Abu Tholut adalah anak seorang pejabat militer Indonesia dan sejak kecil akrab dengan senjata. Dia bercita-cita menjadi tentara, tetapi dilarang dan justru diminta untuk kuliah. Abu Tholut menjadi anak muda yang galau, menemukan komunitas di masa kuliahnya, dan digerakkan oleh Perang Afghanistan.
Abdullah Sungkar, salah satu tokoh teroris di Indonesia, yang membuka jalan baginya untuk ikut berperang di sana. Cita-cita Abu Tholut, menjadi lelaki keren memanggul senjata yang gagal di Indonesia, akhirnya terwujud di Afghanistan pada 1987.
Noor Huda mengutip kisah Yusuf yang berubah setelah menonton video pembantaian muslim di Bosnia. Yusuf akhirnya berangkat ke Filipina untuk mewujudkan bayangan dia mengenai perang demi agama. Ali Imron, pelaku bom Bali, diilhami oleh kakaknya sendiri yang menerima “beasiswa” untuk ke Afghanistan. Ada juga seorang kombatan yang sama sekali bertindak bukan karena ideologi agama, tetapi karena kesenangannya pada senjata.
Berangkat sebagai orang biasa, para kombatan ini terbentuk kepribadiannya selama peperangan. Noor Huda menyebut dalam periode ini terjadi tranformasi maskulinitas. Di dalamnya terdapat pelatihan militer, indoktrinasi, dan jaringan transnasional sebelum kemudian masuk ke pertempuran. Para kombatan biasanya mengalami kriris identitas di masa muda dan membutuhkan role model.
"Mereka juga merasa tidak memiliki keterikatan sosial dengan masyarakat sekitar.
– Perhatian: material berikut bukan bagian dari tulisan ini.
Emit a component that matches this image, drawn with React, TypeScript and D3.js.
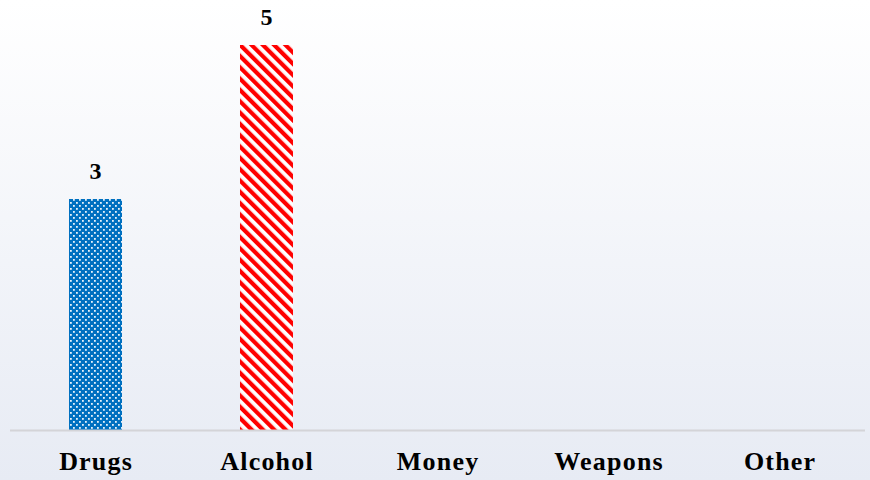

Selain itu, ada perasaan tidak aman bahwa mereka tidak akan bisa menjadi lelaki yang baik, sesuai gambaran idealnya," tuturnya.
"Persoalan mendasar yang mereka hadapi di masa lalu, seperti gagalnya komunikasi dengan orang tua, relasi gender dalam keluarga, hingga konstruksi yang tidak setara penting untuk diperhatikan," tuturnya.